One of the odd things about the polls at the moment is that the Tories lead on economic competence and leadership, traditionally the two most important issues, yet trail overall. There are, I argue in the column this week, three possible explanations for this polling paradox.
The first possibility is that Ed Miliband is right, that the link between GDP growth and voters’ living standards is broken. A consequence of this is that voters put less emphasis on economic management in the round. Instead, they want to know which party will do most to help them with their cost of living.
Then, there’s the possibility that the traditional political rules don’t apply in this era of coalitions and four party politics in England. This holds that the most important shift in British politics is that the left is now united with left-leaning Liberal Democrats having moved to Labour in disgust at coalition with the Tories while Ukip is nibbling away at the Tory base.

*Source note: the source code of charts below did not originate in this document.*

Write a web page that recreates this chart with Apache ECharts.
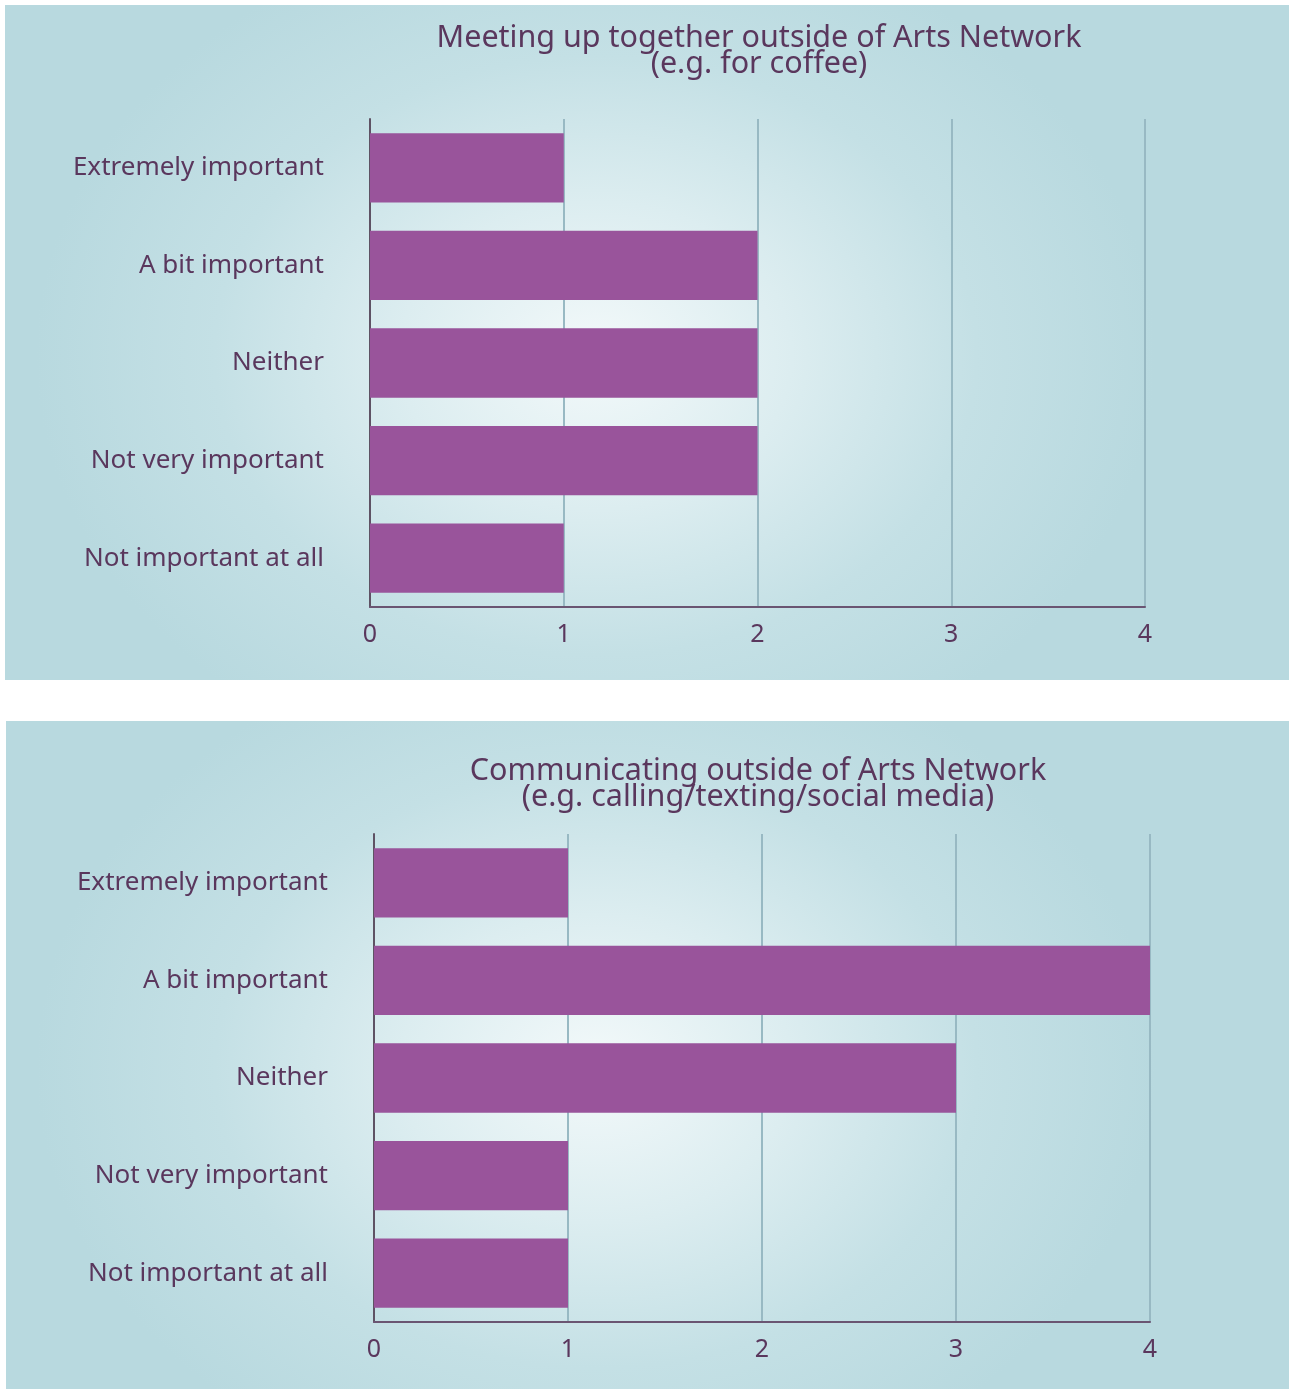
<!DOCTYPE html>
<html>
<head>
<meta charset="utf-8">
<script src="https://cdn.jsdelivr.net/npm/echarts@6/dist/echarts.min.js"></script>
<style>
  html, body { margin: 0; padding: 0; background: #ffffff; }
  body { width: 1289px; height: 1389px; position: relative; overflow: hidden; }
  .panel {
    position: absolute;
    background: radial-gradient(ellipse 560px 440px at 46% 52%, #f3f9fa 0%, #dcedf0 35%, #c4e0e5 68%, #b8d9df 100%);
  }
  #c1 { left: 5px; top: 5px; width: 1284px; height: 675px; }
  #c2 { left: 6px; top: 721px; width: 1283px; height: 668px; }
</style>
</head>
<body>
<div id="c1" class="panel"></div>
<div id="c2" class="panel"></div>
<script>
// Response categories, top to bottom
const categories = ['Extremely important', 'A bit important', 'Neither', 'Not very important', 'Not important at all'];

// Number of responses per category
const meetingCounts = [1, 2, 2, 2, 1];
const communicatingCounts = [1, 4, 3, 1, 1];

const meetingTitle = ['Meeting up together outside of Arts Network', '(e.g. for coffee)'];
const communicatingTitle = ['Communicating outside of Arts Network', '(e.g. calling/texting/social media)'];

const axisTicks = [0, 1, 2, 3, 4];

const FONT = '"Noto Sans", "DejaVu Sans", sans-serif';
const TEXT_COLOR = '#5a375d';
const BAR_COLOR = '#99549b';

function buildOption(titleLines, values, grid, titleX, titleY) {
  return {
    backgroundColor: 'transparent',
    animation: false,
    graphic: [{
      type: 'text',
      x: titleX,
      y: titleY,
      style: {
        text: titleLines.join('\n'),
        fill: TEXT_COLOR,
        font: '30.5px ' + FONT,
        align: 'center',
        verticalAlign: 'top',
        lineHeight: 26
      }
    }],
    grid: grid,
    xAxis: {
      type: 'value',
      min: axisTicks[0],
      max: axisTicks[axisTicks.length - 1],
      interval: 1,
      axisLine: { show: true, lineStyle: { color: '#6a5572', width: 2 } },
      axisTick: { show: false },
      splitLine: { show: true, lineStyle: { color: '#98b9c3', width: 2 } },
      axisLabel: { color: TEXT_COLOR, fontSize: 25, fontFamily: FONT, margin: 15 }
    },
    yAxis: {
      type: 'category',
      data: categories,
      inverse: true,
      axisLine: { show: true, lineStyle: { color: '#5e5264', width: 2 } },
      axisTick: { show: false },
      axisLabel: { color: TEXT_COLOR, fontSize: 26, fontFamily: FONT, margin: 46 }
    },
    series: [{
      type: 'bar',
      data: values,
      barCategoryGap: '29%',
      itemStyle: { color: BAR_COLOR }
    }]
  };
}

const chart1 = echarts.init(document.getElementById('c1'));
chart1.setOption(buildOption(meetingTitle, meetingCounts,
  { left: 365, top: 114, width: 775, height: 488 }, 754, 20));

const chart2 = echarts.init(document.getElementById('c2'));
chart2.setOption(buildOption(communicatingTitle, communicatingCounts,
  { left: 368, top: 113, width: 776, height: 488 }, 752, 37));
</script>
</body>
</html>
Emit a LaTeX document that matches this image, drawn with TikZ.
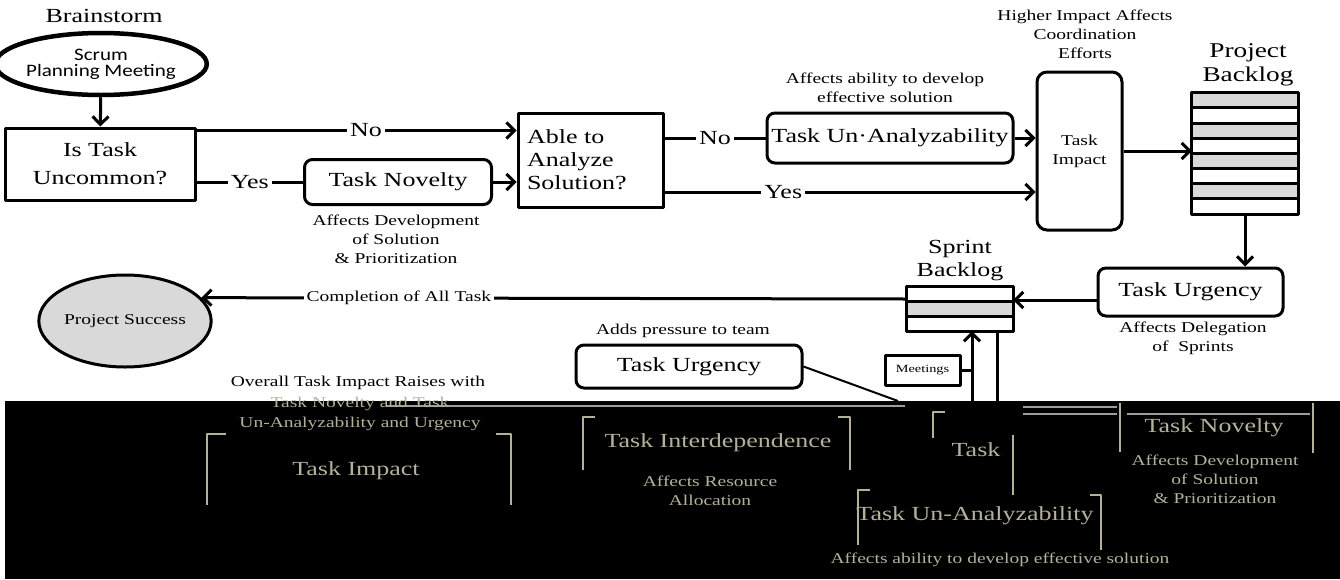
\documentclass[tikz,border=0pt]{standalone}
\usepackage{fontspec}
\usetikzlibrary{arrows.meta,shapes.geometric}

\newfontfamily\wideserif[FakeStretch=1.3]{Liberation Serif}
\newfontfamily\widesans[FakeStretch=1.2]{Carlito}
\newcommand{\bigtxt}{\wideserif\fontsize{20}{23}\selectfont}
\newcommand{\midtxt}{\wideserif\fontsize{15}{19}\selectfont}
\newcommand{\smalltxt}{\wideserif\fontsize{11}{13}\selectfont}

\definecolor{backloggray}{HTML}{D9D9D9}
\definecolor{ghosttext}{HTML}{B5B09A}
\definecolor{ghostline}{HTML}{9C9C9C}

\tikzset{
  flowbox/.style={draw, line width=3pt, font=\bigtxt, align=center, inner sep=2pt},
  roundbox/.style={flowbox, rounded corners=8pt},
  link/.style={line width=3pt},
  arrowlink/.style={link, -{Straight Barb[length=8pt,width=16pt]}},
  lbl/.style={fill=white, font=\bigtxt, inner sep=3pt},
  note/.style={font=\midtxt, align=center, inner sep=0pt},
  ghost/.style={text=ghosttext, align=center, inner sep=0pt},
  ghostside/.style={draw=ghosttext, line width=2pt},
}

\begin{document}
\begin{tikzpicture}[x=1pt,y=-1pt,line join=round]
  % Frame of the artwork, in pixels of the original.
  \useasboundingbox (0,0) rectangle (1340,579);

  % Damaged lower band of the original scan.
  \fill[black] (5,401) rectangle (1340,579);
  \draw[ghostline, line width=1.5pt] (387,406) -- (905,406);
  \draw[ghostline, line width=1.5pt] (1023,407) -- (1117,407) (1023,414) -- (1117,414);
  \draw[ghostline, line width=1.5pt] (1127,414) -- (1310,414);

  \node[note] (overallA) at (358,383) {Overall Task Impact Raises with};
  \node[ghost, font=\midtxt] (overallB) at (360,404) {Task Novelty and Task};
  \node[ghost, font=\midtxt] (overallC) at (360,424) {Un-Analyzability and Urgency};
  \draw[ghostside] (226,434) -- (207,434) -- (207,505);
  \draw[ghostside] (496,434) -- (511,434) -- (511,505);
  \node[ghost, font=\bigtxt] (impactG) at (356,471) {Task Impact};

  \draw[ghostside] (595,417) -- (583,417) -- (583,470);
  \draw[ghostside] (838,417) -- (850,417) -- (850,470);
  \node[ghost, font=\bigtxt] (interG) at (718,443) {Task Interdependence};
  \node[ghost, font=\midtxt] (interNote) at (710,491) {Affects Resource\\Allocation};

  \draw[ghostside] (945,412) -- (933,412) -- (933,438);
  \draw[ghostside] (1013,435) -- (1013,495);
  \node[ghost, font=\bigtxt] (taskG) at (976,450) {Task};

  \draw[ghostside] (870,490) -- (858,490) -- (858,545);
  \draw[ghostside] (1090,495) -- (1101,495) -- (1101,550);
  \node[ghost, font=\bigtxt] (unanG) at (975,516) {Task Un-Analyzability};
  \node[ghost, font=\midtxt] (unanNote) at (1000,560) {Affects ability to develop effective solution};

  \draw[ghostside] (1120,403) -- (1120,452);
  \draw[ghostside] (1313,403) -- (1313,453);
  \node[ghost, font=\bigtxt] (noveltyG) at (1214,428) {Task Novelty};
  \node[ghost, font=\midtxt] (noveltyNote) at (1215,479) {Affects Development\\of Solution\\\& Prioritization};

  % Start of the process.
  \node[font=\bigtxt] (brainstorm) at (104,16) {Brainstorm};
  \node[draw, ellipse, line width=4.5pt, minimum width=172pt, minimum height=62pt,
        inner sep=0pt, align=center, font={\widesans\fontsize{17.5}{16}\selectfont}]
        (scrum) at (101,64) {Scrum\\Planning Meeting};
  \node[flowbox, minimum width=190pt, minimum height=72pt,
        font={\wideserif\fontsize{20}{28}\selectfont}] (uncommon) at (100,164) {Is Task\\Uncommon?};
  \draw[arrowlink] (scrum) -- (uncommon);

  % Novelty branch and the analysis question.
  \node[roundbox, minimum width=187pt, minimum height=45pt] (novelty) at (398,182) {Task Novelty};
  \node[note] (noveltyNote) at (396,239) {Affects Development\\of Solution\\\& Prioritization};
  \node[flowbox, minimum width=145pt, minimum height=94pt, text width=127pt,
        inner xsep=9pt, align=left] (able) at (590.5,160) {Able to\\Analyze\\Solution?};

  \draw[arrowlink] ([yshift=-4pt]uncommon.north east) coordinate (noA)
    -- node[lbl, pos=0.53] {No} (noA -| able.west);
  \draw[link] (uncommon.east |- novelty.west) -- node[lbl] {Yes} (novelty.west);
  \draw[arrowlink] (novelty.east) -- (novelty.east -| able.west);

  % Analyzability and impact.
  \node[roundbox, minimum width=246pt, minimum height=50pt] (unanalyz) at (890,138) {Task Un·Analyzability};
  \node[note] (unanalyzNote) at (885,88) {Affects ability to develop\\effective solution};
  \node[roundbox, rounded corners=10pt, minimum width=85pt, minimum height=158pt,
        font=\midtxt] (impact) at (1079.5,151) {Task\\Impact};
  \node[note] (impactNote) at (1085,34) {Higher Impact Affects\\Coordination\\Efforts};

  \draw[link] (able.east |- unanalyz.west) -- node[lbl] {No} (unanalyz.west);
  \draw[arrowlink] (unanalyz.east) -- (unanalyz.east -| impact.west);
  \draw[arrowlink] ([yshift=-32pt]able.east) coordinate (yesB)
    -- node[lbl, pos=0.32] {Yes} (yesB -| impact.west);

  % Project backlog, eight rows.
  \node[align=center, font={\wideserif\fontsize{21}{24}\selectfont}] (pblTitle) at (1248,65) {Project\\Backlog};
  \node[minimum width=106pt, minimum height=121pt, inner sep=0pt] (pbl) at (1245,153.5) {};
  \foreach \i in {0,2,4,6} {
    \fill[backloggray] ([yshift={-\i*15.125pt}]pbl.north west) rectangle ([yshift={-(\i+1)*15.125pt}]pbl.north east);
  }
  \foreach \i in {1,...,7} {
    \draw[line width=3pt] ([yshift={-\i*15.125pt}]pbl.north west) -- ([yshift={-\i*15.125pt}]pbl.north east);
  }
  \draw[line width=3pt] (pbl.north west) rectangle (pbl.south east);
  \draw[arrowlink] (impact.east) -- (impact.east -| pbl.west);

  % Urgency and the sprint backlog.
  \node[roundbox, minimum width=185pt, minimum height=48pt] (urgR) at (1190.5,292) {Task Urgency};
  \node[note] (urgRNote) at (1193,338) {Affects Delegation\\of~~Sprints};
  \draw[arrowlink] (pbl.south) -- (pbl.south |- urgR.north);

  \node[align=center, font=\bigtxt] (sblTitle) at (960,261) {Sprint\\Backlog};
  \node[minimum width=106pt, minimum height=44pt, inner sep=0pt] (sbl) at (960,309) {};
  \fill[backloggray] ([yshift={-14.667pt}]sbl.north west) rectangle ([yshift={-29.333pt}]sbl.north east);
  \foreach \i in {1,2} {
    \draw[line width=3pt] ([yshift={-\i*14.667pt}]sbl.north west) -- ([yshift={-\i*14.667pt}]sbl.north east);
  }
  \draw[line width=3pt] (sbl.north west) rectangle (sbl.south east);
  \draw[arrowlink] ([yshift=-8pt]urgR.west) coordinate (urgOut) -- (urgOut -| sbl.east);

  % Finish.
  \node[draw, ellipse, fill=backloggray, line width=3pt, minimum width=166pt, minimum height=92pt,
        inner sep=0pt, font=\midtxt] (success) at (125,321) {Project Success};
  \draw[arrowlink] ([yshift=10pt]sbl.west) -- node[lbl, font=\midtxt, pos=0.72] {Completion of All Task} (success.17);

  % Pressure and meetings feeding the sprint.
  \node[note] (pressNote) at (683,331) {Adds pressure to team};
  \node[roundbox, minimum width=226pt, minimum height=43pt] (urgL) at (689,366.5) {Task Urgency};
  \coordinate (pressEnd) at (898,401);
  \draw[line width=2pt] (urgL.east) -- (pressEnd);

  \node[draw, line width=3pt, minimum width=75pt, minimum height=30pt, inner sep=1pt,
        font=\smalltxt] (meet) at (922.5,370) {Meetings};
  \coordinate (meetLine) at (972,401);
  \coordinate (taskLine) at (997,401);
  \draw[arrowlink] (meetLine) -- (meetLine |- sbl.south);
  \draw[link] (meet.east) -- (meet.east -| meetLine);
  \draw[link] (taskLine) -- (taskLine |- sbl.south);
\end{tikzpicture}
\end{document}
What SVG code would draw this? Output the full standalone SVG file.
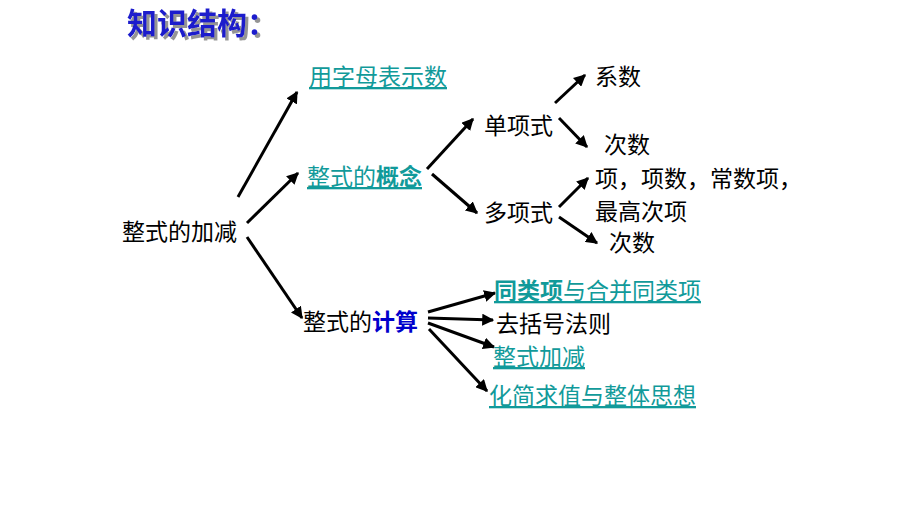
<svg xmlns="http://www.w3.org/2000/svg" width="920" height="518" viewBox="0 0 920 518">
<defs>
<marker id="ah" viewBox="0 0 10 10" refX="9" refY="5" markerWidth="4" markerHeight="4" orient="auto" markerUnits="strokeWidth">
<path d="M0,0 L10,5 L0,10 z" fill="#000"/>
</marker>
<filter id="shadow" x="-10%" y="-30%" width="130%" height="170%">
<feDropShadow dx="3" dy="3" stdDeviation="0.6" flood-color="#888" flood-opacity="0.9"/>
</filter>
</defs>
<style>
text{font-family:"Noto Sans CJK SC","Noto Sans",sans-serif;font-size:23px;dominant-baseline:central;fill:#000}
.l{fill:#119a9a;text-decoration:underline}
.b{font-weight:bold}
.blue{fill:#0000cc;font-weight:bold}
.c line{stroke:#000;stroke-width:3;marker-end:url(#ah)}
.title{font-size:30px;font-weight:bold;fill:#1a1acc}
</style>
<rect width="920" height="518" fill="#fff"/>
<g id="title">
<text class="title" x="127" y="21" filter="url(#shadow)">知识结构：</text>
</g>
<g id="connectors" class="c">
<line x1="238" y1="197" x2="297" y2="92"/>
<line x1="247" y1="223" x2="298" y2="173"/>
<line x1="247" y1="237" x2="302" y2="318"/>
<line x1="427" y1="169" x2="473" y2="119"/>
<line x1="432" y1="174" x2="477" y2="213"/>
<line x1="555" y1="103" x2="585" y2="75"/>
<line x1="559" y1="118" x2="587" y2="147"/>
<line x1="559" y1="207" x2="588" y2="178"/>
<line x1="559" y1="217" x2="597" y2="243"/>
<line x1="428" y1="312" x2="495" y2="293"/>
<line x1="428" y1="318" x2="493" y2="320"/>
<line x1="428" y1="323" x2="494" y2="347"/>
<line x1="429" y1="329" x2="487" y2="391"/>
</g>
<g id="root"><text x="122" y="230">整式的加减</text></g>
<g id="n1"><text class="l" x="309" y="75">用字母表示数</text></g>
<g id="n2"><text class="l" x="307" y="175">整式的<tspan class="b">概念</tspan></text></g>
<g id="n3"><text x="303" y="320">整式的<tspan class="blue">计算</tspan></text></g>
<g id="n4"><text x="484" y="124">单项式</text></g>
<g id="n5"><text x="484" y="211">多项式</text></g>
<g id="n6"><text x="595" y="75">系数</text></g>
<g id="n7"><text x="604" y="143">次数</text></g>
<g id="n8"><text x="595" y="177">项，项数，常数项，</text><text x="595" y="210">最高次项</text></g>
<g id="n9"><text x="609" y="241">次数</text></g>
<g id="n10"><text class="l" x="494" y="289"><tspan class="b">同类项</tspan>与合并同类项</text></g>
<g id="n11"><text x="496" y="322">去括号法则</text></g>
<g id="n12"><text class="l" x="493" y="355">整式加减</text></g>
<g id="n13"><text class="l" x="489" y="394">化简求值与整体思想</text></g>
</svg>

The third option, and the one that senior Tories believe to be true, is that voting intention numbers are a lagging indicator. They argue that when the campaign comes and people begin to really think about who they want to run the country, the Tory lead on the economy and Cameron’s lead over Miliband as best Prime Minister will translate into votes.
No party has ever won an election trailing on both the economy and leadership. But we are in politically uncharted waters now thanks to the coalition and the rise of Ukip. This is what makes the next election both so fascinating and so hard to predict.